** Information supplied **
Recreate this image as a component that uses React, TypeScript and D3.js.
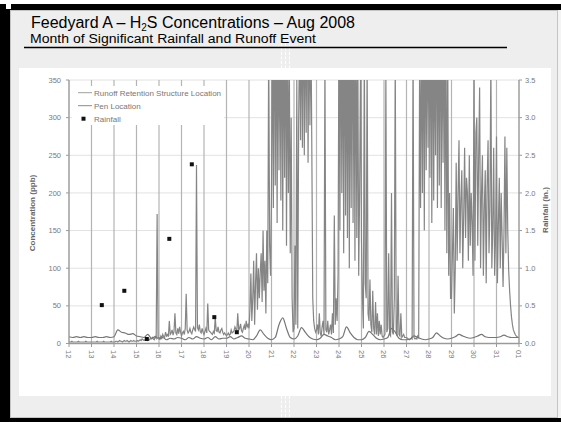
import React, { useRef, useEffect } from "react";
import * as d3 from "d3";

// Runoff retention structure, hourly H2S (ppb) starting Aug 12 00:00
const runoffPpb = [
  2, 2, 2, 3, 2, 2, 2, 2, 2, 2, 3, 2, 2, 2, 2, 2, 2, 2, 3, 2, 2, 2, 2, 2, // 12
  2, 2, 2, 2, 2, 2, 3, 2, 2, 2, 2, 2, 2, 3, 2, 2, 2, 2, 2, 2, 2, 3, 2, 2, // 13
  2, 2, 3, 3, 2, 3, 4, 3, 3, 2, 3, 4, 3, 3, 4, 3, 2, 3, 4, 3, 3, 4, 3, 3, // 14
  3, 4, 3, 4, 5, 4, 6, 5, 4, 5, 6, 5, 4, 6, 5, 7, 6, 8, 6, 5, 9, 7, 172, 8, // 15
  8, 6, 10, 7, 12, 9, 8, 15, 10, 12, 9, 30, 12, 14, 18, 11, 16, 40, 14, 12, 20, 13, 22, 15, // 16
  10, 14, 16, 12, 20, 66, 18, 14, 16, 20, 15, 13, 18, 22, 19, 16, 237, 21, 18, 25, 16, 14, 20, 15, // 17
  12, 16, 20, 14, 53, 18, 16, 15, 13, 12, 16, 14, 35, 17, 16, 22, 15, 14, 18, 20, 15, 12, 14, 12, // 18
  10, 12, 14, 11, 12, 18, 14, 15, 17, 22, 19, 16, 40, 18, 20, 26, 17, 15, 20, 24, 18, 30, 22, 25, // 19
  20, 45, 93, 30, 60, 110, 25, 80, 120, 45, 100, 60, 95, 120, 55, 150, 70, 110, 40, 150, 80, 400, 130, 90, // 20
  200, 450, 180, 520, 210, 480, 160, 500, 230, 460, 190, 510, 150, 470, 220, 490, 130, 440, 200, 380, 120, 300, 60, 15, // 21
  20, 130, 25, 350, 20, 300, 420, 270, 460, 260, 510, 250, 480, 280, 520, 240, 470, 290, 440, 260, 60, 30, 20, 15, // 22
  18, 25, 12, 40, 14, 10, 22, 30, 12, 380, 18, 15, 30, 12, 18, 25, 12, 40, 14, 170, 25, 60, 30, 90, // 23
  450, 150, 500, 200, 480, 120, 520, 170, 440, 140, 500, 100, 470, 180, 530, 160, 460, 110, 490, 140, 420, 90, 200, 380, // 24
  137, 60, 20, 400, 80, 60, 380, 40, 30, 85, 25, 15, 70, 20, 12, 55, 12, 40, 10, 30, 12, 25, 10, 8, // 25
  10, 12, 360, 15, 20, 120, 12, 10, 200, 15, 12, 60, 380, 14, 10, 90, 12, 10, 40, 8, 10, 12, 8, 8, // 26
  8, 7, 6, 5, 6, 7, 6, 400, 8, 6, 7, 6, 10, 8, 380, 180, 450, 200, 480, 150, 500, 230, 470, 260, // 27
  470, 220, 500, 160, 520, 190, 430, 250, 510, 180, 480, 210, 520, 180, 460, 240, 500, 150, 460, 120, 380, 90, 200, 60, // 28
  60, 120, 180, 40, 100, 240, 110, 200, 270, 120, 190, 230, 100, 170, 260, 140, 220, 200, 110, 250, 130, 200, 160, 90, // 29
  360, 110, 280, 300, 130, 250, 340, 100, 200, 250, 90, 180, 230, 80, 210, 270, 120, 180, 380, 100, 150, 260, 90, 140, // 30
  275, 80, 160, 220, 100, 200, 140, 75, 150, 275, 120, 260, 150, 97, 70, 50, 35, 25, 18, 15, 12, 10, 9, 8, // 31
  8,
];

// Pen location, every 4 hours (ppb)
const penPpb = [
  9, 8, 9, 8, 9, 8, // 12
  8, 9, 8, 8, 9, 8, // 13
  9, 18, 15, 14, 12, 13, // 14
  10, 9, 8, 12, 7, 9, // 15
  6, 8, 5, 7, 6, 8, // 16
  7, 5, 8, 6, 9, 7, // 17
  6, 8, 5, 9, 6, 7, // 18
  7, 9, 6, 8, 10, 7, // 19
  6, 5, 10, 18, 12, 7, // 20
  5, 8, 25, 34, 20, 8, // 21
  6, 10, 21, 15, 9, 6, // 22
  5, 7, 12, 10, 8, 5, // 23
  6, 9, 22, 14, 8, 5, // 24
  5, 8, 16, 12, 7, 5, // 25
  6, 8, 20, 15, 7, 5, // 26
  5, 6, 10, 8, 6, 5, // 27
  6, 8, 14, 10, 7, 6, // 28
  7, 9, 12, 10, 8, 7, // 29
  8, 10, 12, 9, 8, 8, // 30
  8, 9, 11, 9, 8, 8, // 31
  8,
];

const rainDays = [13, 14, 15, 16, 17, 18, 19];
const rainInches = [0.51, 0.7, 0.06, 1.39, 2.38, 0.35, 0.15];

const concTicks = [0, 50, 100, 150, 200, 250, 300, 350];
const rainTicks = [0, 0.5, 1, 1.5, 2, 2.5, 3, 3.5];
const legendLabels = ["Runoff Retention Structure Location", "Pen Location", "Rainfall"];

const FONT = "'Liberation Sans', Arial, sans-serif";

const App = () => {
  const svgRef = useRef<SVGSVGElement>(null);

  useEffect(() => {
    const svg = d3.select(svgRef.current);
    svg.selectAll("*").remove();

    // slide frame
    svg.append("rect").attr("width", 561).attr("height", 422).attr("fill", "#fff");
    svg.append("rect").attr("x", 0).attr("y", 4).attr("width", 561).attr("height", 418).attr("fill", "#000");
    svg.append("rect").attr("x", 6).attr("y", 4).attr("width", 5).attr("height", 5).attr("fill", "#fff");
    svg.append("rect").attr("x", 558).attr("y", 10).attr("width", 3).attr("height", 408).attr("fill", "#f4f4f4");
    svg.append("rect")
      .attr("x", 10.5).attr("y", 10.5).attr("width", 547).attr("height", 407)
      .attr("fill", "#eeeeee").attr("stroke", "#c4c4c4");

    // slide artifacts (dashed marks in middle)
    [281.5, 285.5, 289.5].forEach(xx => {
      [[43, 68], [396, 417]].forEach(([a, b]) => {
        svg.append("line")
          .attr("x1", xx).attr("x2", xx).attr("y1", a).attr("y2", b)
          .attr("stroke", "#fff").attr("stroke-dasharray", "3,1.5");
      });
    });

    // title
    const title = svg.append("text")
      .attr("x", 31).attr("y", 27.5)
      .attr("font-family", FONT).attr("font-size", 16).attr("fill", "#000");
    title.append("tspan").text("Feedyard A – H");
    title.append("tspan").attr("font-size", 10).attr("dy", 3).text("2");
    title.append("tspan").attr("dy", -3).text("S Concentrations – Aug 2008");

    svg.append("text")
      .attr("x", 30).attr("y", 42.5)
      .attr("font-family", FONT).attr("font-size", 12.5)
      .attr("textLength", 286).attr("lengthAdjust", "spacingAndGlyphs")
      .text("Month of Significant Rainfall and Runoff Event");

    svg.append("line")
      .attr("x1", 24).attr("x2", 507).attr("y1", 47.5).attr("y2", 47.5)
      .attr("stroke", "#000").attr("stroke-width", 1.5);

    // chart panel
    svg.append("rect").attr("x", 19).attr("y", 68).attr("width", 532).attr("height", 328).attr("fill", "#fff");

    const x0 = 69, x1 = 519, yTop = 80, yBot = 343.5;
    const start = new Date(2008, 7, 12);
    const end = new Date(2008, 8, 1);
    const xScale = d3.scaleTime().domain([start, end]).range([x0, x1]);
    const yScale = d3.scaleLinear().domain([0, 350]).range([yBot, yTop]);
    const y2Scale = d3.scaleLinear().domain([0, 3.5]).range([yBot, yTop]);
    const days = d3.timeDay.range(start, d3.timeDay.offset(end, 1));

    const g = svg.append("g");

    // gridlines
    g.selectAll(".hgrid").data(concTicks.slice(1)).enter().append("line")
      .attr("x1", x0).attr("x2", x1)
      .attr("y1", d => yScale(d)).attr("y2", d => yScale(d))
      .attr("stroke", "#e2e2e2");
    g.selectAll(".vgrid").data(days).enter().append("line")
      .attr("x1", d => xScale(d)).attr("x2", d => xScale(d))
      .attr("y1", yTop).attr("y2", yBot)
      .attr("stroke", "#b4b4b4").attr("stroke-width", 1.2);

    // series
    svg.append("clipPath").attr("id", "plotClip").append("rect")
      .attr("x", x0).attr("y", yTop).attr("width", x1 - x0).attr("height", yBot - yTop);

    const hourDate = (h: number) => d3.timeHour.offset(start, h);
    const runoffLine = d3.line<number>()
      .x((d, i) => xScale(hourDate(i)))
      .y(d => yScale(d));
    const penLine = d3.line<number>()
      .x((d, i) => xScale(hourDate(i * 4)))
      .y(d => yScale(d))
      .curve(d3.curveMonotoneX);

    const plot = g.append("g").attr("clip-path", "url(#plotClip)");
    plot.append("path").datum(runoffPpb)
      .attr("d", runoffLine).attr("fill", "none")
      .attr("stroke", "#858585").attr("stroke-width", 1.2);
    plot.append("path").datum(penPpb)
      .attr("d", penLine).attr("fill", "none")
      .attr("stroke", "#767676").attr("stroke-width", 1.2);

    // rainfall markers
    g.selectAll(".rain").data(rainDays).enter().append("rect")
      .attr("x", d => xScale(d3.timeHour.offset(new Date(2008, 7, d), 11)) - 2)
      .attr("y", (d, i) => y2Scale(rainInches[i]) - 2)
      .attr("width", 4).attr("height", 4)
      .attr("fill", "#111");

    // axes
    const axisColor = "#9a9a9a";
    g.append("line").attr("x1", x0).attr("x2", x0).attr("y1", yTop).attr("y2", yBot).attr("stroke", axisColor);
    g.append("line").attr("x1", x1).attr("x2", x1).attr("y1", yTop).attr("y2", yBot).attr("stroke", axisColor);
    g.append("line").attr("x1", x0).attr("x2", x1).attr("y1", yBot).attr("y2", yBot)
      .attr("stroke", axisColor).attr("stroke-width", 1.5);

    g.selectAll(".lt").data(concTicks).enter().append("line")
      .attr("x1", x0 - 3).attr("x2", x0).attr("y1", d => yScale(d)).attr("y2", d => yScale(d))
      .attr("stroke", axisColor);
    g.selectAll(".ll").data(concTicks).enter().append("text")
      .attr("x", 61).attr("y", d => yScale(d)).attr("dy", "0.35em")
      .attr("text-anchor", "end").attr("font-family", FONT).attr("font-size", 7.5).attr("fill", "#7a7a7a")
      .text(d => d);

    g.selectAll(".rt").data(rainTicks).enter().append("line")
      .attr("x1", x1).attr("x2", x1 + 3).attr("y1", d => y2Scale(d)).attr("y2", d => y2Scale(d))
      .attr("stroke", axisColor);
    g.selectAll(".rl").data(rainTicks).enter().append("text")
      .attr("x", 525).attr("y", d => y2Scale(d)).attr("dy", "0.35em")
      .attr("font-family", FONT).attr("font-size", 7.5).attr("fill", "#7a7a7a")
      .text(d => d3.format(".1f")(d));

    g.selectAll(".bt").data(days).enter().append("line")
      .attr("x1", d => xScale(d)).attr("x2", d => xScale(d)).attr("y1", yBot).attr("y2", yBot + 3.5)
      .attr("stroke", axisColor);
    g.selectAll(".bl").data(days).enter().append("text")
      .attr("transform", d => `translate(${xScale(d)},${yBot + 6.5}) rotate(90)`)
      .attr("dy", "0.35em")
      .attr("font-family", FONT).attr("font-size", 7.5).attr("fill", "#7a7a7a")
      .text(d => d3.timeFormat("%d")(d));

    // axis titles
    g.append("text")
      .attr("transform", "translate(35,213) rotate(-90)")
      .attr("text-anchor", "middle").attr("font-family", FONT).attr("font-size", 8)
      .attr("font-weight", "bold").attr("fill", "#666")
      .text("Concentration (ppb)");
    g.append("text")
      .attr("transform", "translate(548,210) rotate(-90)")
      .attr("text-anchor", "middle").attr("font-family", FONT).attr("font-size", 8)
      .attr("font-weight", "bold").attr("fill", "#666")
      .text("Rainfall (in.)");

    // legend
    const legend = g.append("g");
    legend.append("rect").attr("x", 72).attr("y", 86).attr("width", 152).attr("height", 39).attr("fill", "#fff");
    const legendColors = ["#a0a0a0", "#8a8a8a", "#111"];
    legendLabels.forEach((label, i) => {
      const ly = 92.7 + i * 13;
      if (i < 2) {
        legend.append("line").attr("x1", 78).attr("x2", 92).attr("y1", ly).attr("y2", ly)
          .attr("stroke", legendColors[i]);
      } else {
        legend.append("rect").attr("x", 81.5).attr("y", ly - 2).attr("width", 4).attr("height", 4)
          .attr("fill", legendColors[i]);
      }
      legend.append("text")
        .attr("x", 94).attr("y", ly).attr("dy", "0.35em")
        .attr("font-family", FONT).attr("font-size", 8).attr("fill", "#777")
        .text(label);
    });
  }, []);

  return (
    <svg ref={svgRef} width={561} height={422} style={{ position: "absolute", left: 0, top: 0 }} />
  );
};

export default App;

** Goal **
Restate, line by line and word for word, everything from the top of the material through the line that contains "import * as". Leave pictures out.

** Answer to this exercise **
Recreate this image as a component that uses React, TypeScript and D3.js.
import React, { useRef, useEffect } from "react";
import * as d3 from "d3";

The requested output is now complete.